The former fielding coach also makes it clear that though one of best in the world, there is an aspect that goes against the Indian women. “I think you need to factor in the built of the players as well. Having bigger hands or arms does help and some of our girls are not that well built. For example, a medium-built Aussie will clearly have added advantage over medium-built Indian girl. Also the distance they may cover to field or catch the ball will be different. There is no question about the technique here.”
During his stint as the fielding coach, George identified suitable positions for different players, which can be still seen. “I think when I joined, the focus was on positional fielding, and identifying players best suited for different positions. Like for Mithali it was mid-wicket or mid-on where she could communicate with the bowlers, Harman at covers or mid-wicket. Smriti and Deepti on the boundary because they are very quick and agile.
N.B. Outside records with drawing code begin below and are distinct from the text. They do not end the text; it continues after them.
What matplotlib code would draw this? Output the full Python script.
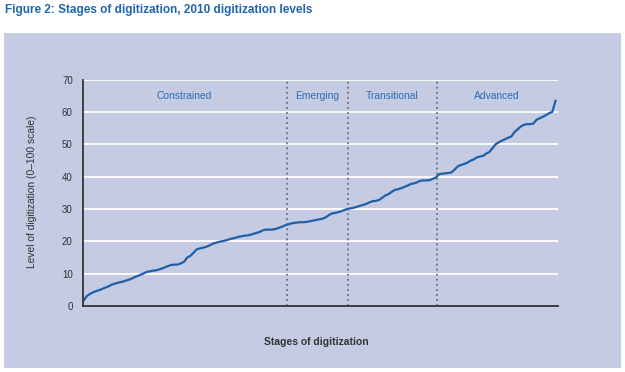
import numpy as np
import matplotlib
matplotlib.use("Agg")
import matplotlib.pyplot as plt
from matplotlib.patches import Rectangle

# digitization score of each country, sorted
levels = [1.6, 3.0, 3.7, 4.2, 4.6, 4.9, 5.3, 5.7, 6.1, 6.6,
          6.9, 7.2, 7.4, 7.7, 8.0, 8.3, 8.8, 9.2, 9.6, 10.0,
          10.5, 10.7, 10.9, 11.0, 11.3, 11.6, 12.0, 12.4, 12.7, 12.8,
          12.8, 13.2, 13.7, 15.0, 15.5, 16.5, 17.5, 17.8, 18.0, 18.3,
          18.7, 19.2, 19.5, 19.8, 20.0, 20.2, 20.5, 20.8, 21.0, 21.3,
          21.5, 21.7, 21.8, 22.0, 22.3, 22.6, 22.9, 23.4, 23.6, 23.6,
          23.6, 23.8, 24.1, 24.5, 24.9, 25.2, 25.5, 25.7, 25.8, 25.9,
          25.9, 26.0, 26.2, 26.4, 26.6, 26.8, 27.0, 27.4, 28.1, 28.6,
          28.8, 29.0, 29.3, 29.7, 30.0, 30.2, 30.4, 30.7, 31.0, 31.3,
          31.6, 32.1, 32.4, 32.5, 32.8, 33.5, 34.2, 34.6, 35.3, 35.9,
          36.1, 36.4, 36.8, 37.2, 37.7, 37.9, 38.2, 38.7, 38.8, 38.8,
          38.9, 39.3, 39.7, 40.7, 40.9, 41.0, 41.1, 41.3, 42.2, 43.2,
          43.6, 43.9, 44.3, 44.9, 45.3, 45.9, 46.2, 46.4, 47.1, 47.6,
          48.8, 50.0, 50.6, 51.1, 51.6, 52.0, 52.4, 53.8, 54.6, 55.5,
          56.0, 56.2, 56.2, 56.4, 57.6, 58.0, 58.5, 59.0, 59.6, 60.0,
          63.4]
stages = ["Constrained", "Emerging", "Transitional", "Advanced"]
stage_bounds = [64.7, 84.1, 112.3]   # positions of the dotted dividers
stage_label_x = [32.0, 74.3, 98.1, 131.5]
yticks = [0, 10, 20, 30, 40, 50, 60, 70]

panel = "#C4CBE3"
blue = "#1F5FA6"
label_blue = "#2C6DB5"
dark = "#333333"
narrow = ["Liberation Sans Narrow", "Liberation Sans", "DejaVu Sans"]

fig = plt.figure(figsize=(6.25, 3.72), dpi=100)
fig.patch.set_facecolor("white")
fig.patches.append(Rectangle((4/625, 4/372), 617/625, 335/372, transform=fig.transFigure,
                             facecolor=panel, edgecolor="none", zorder=-5))

fig.text(5/625, 1 - 10/372, "Figure 2: Stages of digitization, 2010 digitization levels",
         color="#1E64B0", fontsize=8.5, fontweight="bold",
         family=["Liberation Sans", "DejaVu Sans"], va="center", ha="left")

ax = fig.add_axes([82.5/625, 1 - 306/372, (558 - 82.5)/625, (306 - 79.5)/372])
ax.set_facecolor(panel)

x = np.arange(len(levels))
for yv in yticks[1:]:
    ax.axhline(yv, color="white", lw=1.3, zorder=1)
for b in stage_bounds:
    ax.plot([b, b], [0, 70], color="#6E6E6E", lw=1.3, ls=(0, (1, 1.8)), zorder=2)
ax.plot(x, levels, color=blue, lw=1.6, zorder=3)

for name, sx in zip(stages, stage_label_x):
    ax.text(sx, 65, name, color=label_blue, fontsize=7.4, ha="center", va="center", family=narrow)

ax.set_xlim(-0.3, 150.8)
ax.set_ylim(0, 70)
ax.set_yticks(yticks)
ax.set_xticks([])
ax.tick_params(axis="y", length=0, pad=7, labelsize=7, labelcolor=dark)
for lab in ax.get_yticklabels():
    lab.set_family(narrow)
for s in ["top", "right"]:
    ax.spines[s].set_visible(False)
for s in ["left", "bottom"]:
    ax.spines[s].set_color(dark)
    ax.spines[s].set_linewidth(1.3)
ax.spines["left"].set_zorder(4)

fig.text(32/625, 1 - 192/372, "Level of digitization (0\u2013100 scale)", rotation=90,
         ha="center", va="center", fontsize=7.4, color=dark, family=narrow)
fig.text(316/625, 1 - 342/372, "Stages of digitization", ha="center", va="center",
         fontsize=7.5, color=dark, family=narrow, fontweight="bold")

fig.savefig("out.png", dpi=100, facecolor="white")
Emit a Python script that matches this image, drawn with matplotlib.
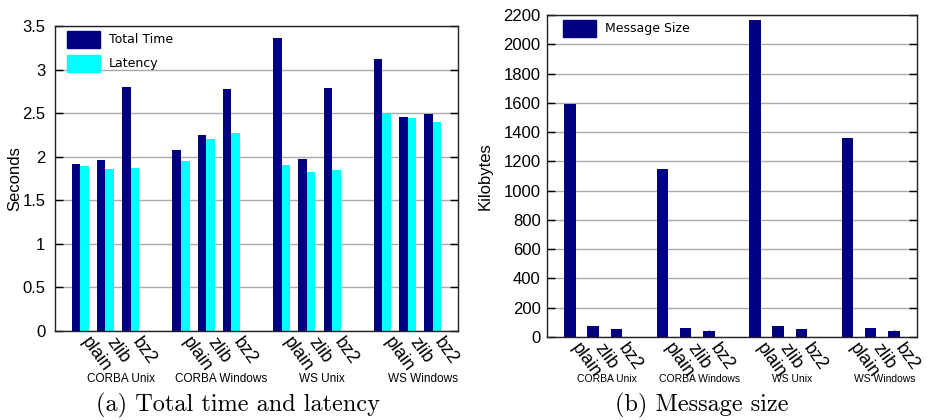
import numpy as np
from matplotlib import pyplot as plt
from matplotlib.patches import Patch
from matplotlib.transforms import ScaledTranslation

groups = ["CORBA Unix", "CORBA Windows", "WS Unix", "WS Windows"]
codecs = ["plain", "zlib", "bz2"]

# seconds, per group: plain, zlib, bz2
total_time = [1.92, 1.96, 2.80,
              2.08, 2.25, 2.78,
              3.36, 1.97, 2.79,
              3.12, 2.46, 2.49]
latency = [1.89, 1.86, 1.87,
           1.95, 2.20, 2.27,
           1.90, 1.82, 1.85,
           2.49, 2.44, 2.40]

# kilobytes
msg_size = [1595, 75, 55,
            1145, 61, 41,
            2165, 75, 55,
            1360, 61, 41]

navy = "#000080"
cyan = "#00ffff"

plt.rcParams['font.family'] = ['Liberation Sans', 'DejaVu Sans']

fig = plt.figure(figsize=(9.28, 4.2), dpi=100)

# slot positions: 3 bars per group, one empty slot between groups
pos = np.array([g * 4 + k for g in range(len(groups)) for k in range(len(codecs))])
labels = codecs * len(groups)


def _style(ax, yticks, yticklabels, ypad):
    ax.set_axisbelow(True)
    ax.set_xlim(-1, 15)
    ax.set_yticks(yticks)
    ax.set_yticklabels(yticklabels, fontsize=12)
    ax.yaxis.grid(True, color="#aaaaaa", linewidth=1)
    ax.tick_params(axis='y', direction='in', length=6, width=1, left=True, right=True, pad=ypad)
    ax.tick_params(axis='x', direction='in', length=5, width=1)
    for s in ax.spines.values():
        s.set_color("#222222")
        s.set_linewidth(1)
    ax.set_xticks(pos)
    ax.set_xticklabels([])
    # rotated codec labels, hung just right of each tick
    off = ax.get_xaxis_transform() + ScaledTranslation(8.5 / 72, -2.5 / 72, fig.dpi_scale_trans)
    for p, lab in zip(pos, labels):
        ax.text(p, 0, lab, transform=off, rotation=-54, ha='left', va='top',
                rotation_mode='anchor', fontsize=13)


def _group_labels(ax, y, size):
    for g, name in enumerate(groups):
        ax.text(g * 4 + 1.6, y, name, transform=ax.get_xaxis_transform(),
                ha='center', va='center', fontsize=size)


def _legend(ax, handles, x):
    ax.legend(handles=handles, loc='upper left', frameon=False,
              prop={'family': 'DejaVu Sans', 'size': 9},
              handlelength=2.65, handleheight=1.7, handletextpad=0.7,
              labelspacing=0.55, borderaxespad=0.0, borderpad=0.4,
              bbox_to_anchor=(x, 1.0))


# (a) total time and latency
ax1 = fig.add_axes([0.0593, 0.2119, 0.4343, 0.7262])
w = 0.34
ax1.bar(pos - w / 2, total_time, w, color=navy, linewidth=0)
ax1.bar(pos + w / 2, latency, w, color=cyan, linewidth=0)
ax1.set_ylim(0, 3.5)
yt = np.arange(0, 3.51, 0.5)
_style(ax1, yt, ["{:g}".format(v) for v in yt], 7)
ax1.set_ylabel("Seconds", fontsize=12)
ax1.yaxis.set_label_coords(-0.082, 0.5)
_group_labels(ax1, -0.157, 8.5)
_legend(ax1, [Patch(color=navy, label="Total Time"),
              Patch(color=cyan, label="Latency")], 0.017)

# (b) message size
ax2 = fig.add_axes([0.5894, 0.1976, 0.3987, 0.7667])
ax2.bar(pos, msg_size, 0.5, color=navy, linewidth=0)
ax2.set_ylim(0, 2200)
yt2 = np.arange(0, 2201, 200)
_style(ax2, yt2, [str(v) for v in yt2], 4.5)
ax2.set_ylabel("Kilobytes", fontsize=12)
ax2.yaxis.set_label_coords(-0.146, 0.5)
_group_labels(ax2, -0.13, 7.5)
_legend(ax2, [Patch(color=navy, label="Message Size")], 0.03)

# captions
fig.text(238 / 928, 1 - 405 / 420, "(a) Total time and latency", ha='center', va='center',
         fontsize=17.5, family='cmr10')
fig.text(702 / 928, 1 - 405 / 420, "(b) Message size", ha='center', va='center',
         fontsize=17.5, family='cmr10')

plt.savefig("out.png", dpi=100)
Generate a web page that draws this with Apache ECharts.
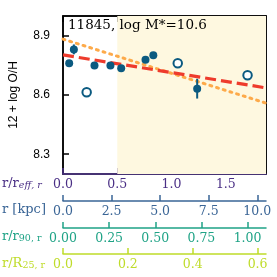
<!DOCTYPE html>
<html>
<head>
<meta charset="utf-8">
<script src="https://cdn.jsdelivr.net/npm/echarts@6/dist/echarts.min.js"></script>
<style>html,body{margin:0;padding:0;background:#fff}#c{width:277px;height:277px}</style>
</head>
<body>
<div id="c"></div>
<script>
// ---- data ----
var filledX = [0.057, 0.100, 0.290, 0.437, 0.536, 0.760, 0.832, 1.236];
var filledY = [8.761, 8.831, 8.750, 8.750, 8.735, 8.779, 8.801, 8.632];
var filledErr = [0.010, 0.025, 0.010, 0.010, 0.010, 0.010, 0.010, 0.050];
var openX = [0.218, 1.057, 1.700];
var openY = [8.614, 8.761, 8.700];
var fitX = [0, 1.87];
var redFitY = [8.803, 8.636];
var orangeFitY = [8.883, 8.559];
var shadeFrom = 0.5;
var reffTicks = [0, 0.5, 1.0, 1.5];
var kpcTicks = [0, 2.5, 5.0, 7.5, 10.0];
var r90Ticks = [0, 0.25, 0.5, 0.75, 1.0];
var r25Ticks = [0, 0.2, 0.4, 0.6];
var yTicks = [8.3, 8.6, 8.9];
var reffMax = 1.87, kpcMax = 10.45, r90Max = 1.10, r25Max = 0.626;
var yMin = 8.2, yMax = 9.0;
var title = '11845, log M*=10.6';

var cPurple = '#4a2f85', cBlue = '#3a6596', cGreen = '#1fa386', cYel = '#bfdc2a';
var ptColor = '#0b5a80';
var serif = '"DejaVu Serif", serif';
var sans = '"Liberation Sans", Arial, sans-serif';

function zip(a, b) { return a.map(function (v, i) { return [v, b[i]]; }); }

function secAxis(max, ticks, dec, color, offset) {
  return {
    type: 'value', position: 'bottom', offset: offset, min: 0, max: max,
    axisLine: { show: true, onZero: false, lineStyle: { color: color, width: 1.5 } },
    axisTick: { show: true, inside: true, length: 6, customValues: ticks, lineStyle: { color: color, width: 1.5 } },
    axisLabel: { show: true, customValues: ticks, margin: 4, color: color, fontFamily: serif, fontSize: 12.5,
      formatter: function (v) { return v.toFixed(dec); } },
    splitLine: { show: false }
  };
}
function nameRich(main, sub, color, italicSub) {
  return {
    text: '{a|' + main + '}{s|' + sub + '}',
    rich: {
      a: { fontFamily: serif, fontSize: 13, fill: color },
      s: { fontFamily: serif, fontSize: 9.5, fontStyle: italicSub ? 'italic' : 'normal', fill: color, padding: [5, 0, 0, 0] }
    }
  };
}

var chart = echarts.init(document.getElementById('c'), null, { renderer: 'canvas' });
chart.setOption({
  animation: false,
  grid: { left: 58, top: 16, width: 208, height: 158, show: true, borderColor: '#000', borderWidth: 1.5, backgroundColor: 'transparent' },
  xAxis: [
    secAxis(reffMax, reffTicks, 1, cPurple, 0),
    secAxis(kpcMax, kpcTicks, 1, cBlue, 27),
    secAxis(r90Max, r90Ticks, 2, cGreen, 54),
    secAxis(r25Max, r25Ticks, 1, cYel, 80),
    { type: 'value', position: 'top', min: 0, max: reffMax,
      axisLine: { show: true, onZero: false, lineStyle: { color: '#000', width: 1.5 } },
      axisTick: { show: true, inside: true, length: 6, customValues: reffTicks, lineStyle: { color: '#000', width: 1.5 } },
      axisLabel: { show: false }, splitLine: { show: false } }
  ],
  yAxis: [
    { type: 'value', position: 'left', min: yMin, max: yMax,
      name: '12 + log O/H', nameLocation: 'middle', nameGap: 43, nameRotate: 90,
      nameTextStyle: { fontFamily: sans, fontSize: 12, color: '#000' },
      axisLine: { show: true, onZero: false, lineStyle: { color: '#000', width: 1.5 } },
      axisTick: { show: true, inside: true, length: 6, customValues: yTicks, lineStyle: { color: '#000', width: 1.5 } },
      axisLabel: { customValues: yTicks, margin: 13, color: '#000', fontFamily: sans, fontSize: 12,
        formatter: function (v) { return v.toFixed(1); } },
      splitLine: { show: false } },
    { type: 'value', position: 'right', min: yMin, max: yMax,
      axisLine: { show: true, onZero: false, lineStyle: { color: '#000', width: 1.5 } },
      axisTick: { show: true, inside: true, length: 6, customValues: yTicks, lineStyle: { color: '#000', width: 1.5 } },
      axisLabel: { show: false }, splitLine: { show: false } }
  ],
  graphic: [
    { type: 'text', left: 68, top: 18, style: { text: title, font: '13.5px ' + serif, fill: '#000' }, z: 100 },
    { type: 'text', left: 2, top: 177, style: nameRich('r/r', 'eff, r', cPurple, true) },
    { type: 'text', left: 2, top: 203, style: { text: 'r [kpc]', font: '13px ' + serif, fill: cBlue } },
    { type: 'text', left: 2, top: 230, style: nameRich('r/r', '90, r', cGreen, false) },
    { type: 'text', left: 2, top: 257, style: nameRich('r/R', '25, r', cYel, false) }
  ],
  series: [
    { type: 'line', xAxisIndex: 0, yAxisIndex: 0, data: zip(fitX, orangeFitY), symbol: 'none', z: 3,
      lineStyle: { color: '#fdaa4a', width: 3, type: [2, 5], cap: 'round' },
      markArea: { silent: true, itemStyle: { color: '#fef8e0' }, data: [[{ xAxis: shadeFrom }, { xAxis: reffMax }]] } },
    { type: 'line', xAxisIndex: 0, yAxisIndex: 0, data: zip(fitX, redFitY), symbol: 'none', z: 4,
      lineStyle: { color: '#ee3b2c', width: 3.2, type: [11, 5] } },
    { type: 'custom', xAxisIndex: 0, yAxisIndex: 0, z: 5,
      data: filledX.map(function (x, i) { return [x, filledY[i] - filledErr[i], filledY[i] + filledErr[i]]; }),
      renderItem: function (params, api) {
        var lo = api.coord([api.value(0), api.value(1)]);
        var hi = api.coord([api.value(0), api.value(2)]);
        return { type: 'line', shape: { x1: lo[0], y1: lo[1], x2: hi[0], y2: hi[1] }, style: { stroke: ptColor, lineWidth: 2 } };
      } },
    { type: 'scatter', xAxisIndex: 0, yAxisIndex: 0, data: zip(filledX, filledY), symbol: 'circle', symbolSize: 8, z: 6,
      itemStyle: { color: ptColor, opacity: 1 } },
    { type: 'scatter', xAxisIndex: 0, yAxisIndex: 0, data: zip(openX, openY), symbol: 'circle', symbolSize: 8.5, z: 6,
      itemStyle: { color: '#fff', borderColor: ptColor, borderWidth: 2, opacity: 1 } }
  ]
});
</script>
</body>
</html>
So we used to do specialized drills with them, for their respective positions.”
The 55-year-old made it clear that there is always scope of improvement and identified those areas. In fact he also spoke about the recent South Africa series where the fielding looked rather rusty. “I’d say that still work is needed in speed and strength of the players.
“The lockdown affected fielding the most. Staying in your houses, the maximum view you can have in 20 yards. So suddenly stepping on the field and tracking the ball becomes difficult. That can be the only reason for India show against South Africa.”
Asked about the safest catchers in the team, he responded quickly, “you hardly see Mithali, Harmanpreet or Jhulan drop any catches. Overall, the best fielders in the team would be Smriti, Jemimah, Deepti and Veda. Taniya is one of the best keepers in the world, and Deepti has one of the strongest arms in the world.”
“Deepti is much feared in cricketing circles, and nobody chances her throw. It’s just that her videos on the web are not available easily, for the world to see.”
In the end, he raised hopes and asked to watch out for massive improvements in various departments too. “The BCCI keeps holding various camps for players to keep raising their game. In a couple of years we should be able to surpass the levels set by countries like Australia and England,” George concluded.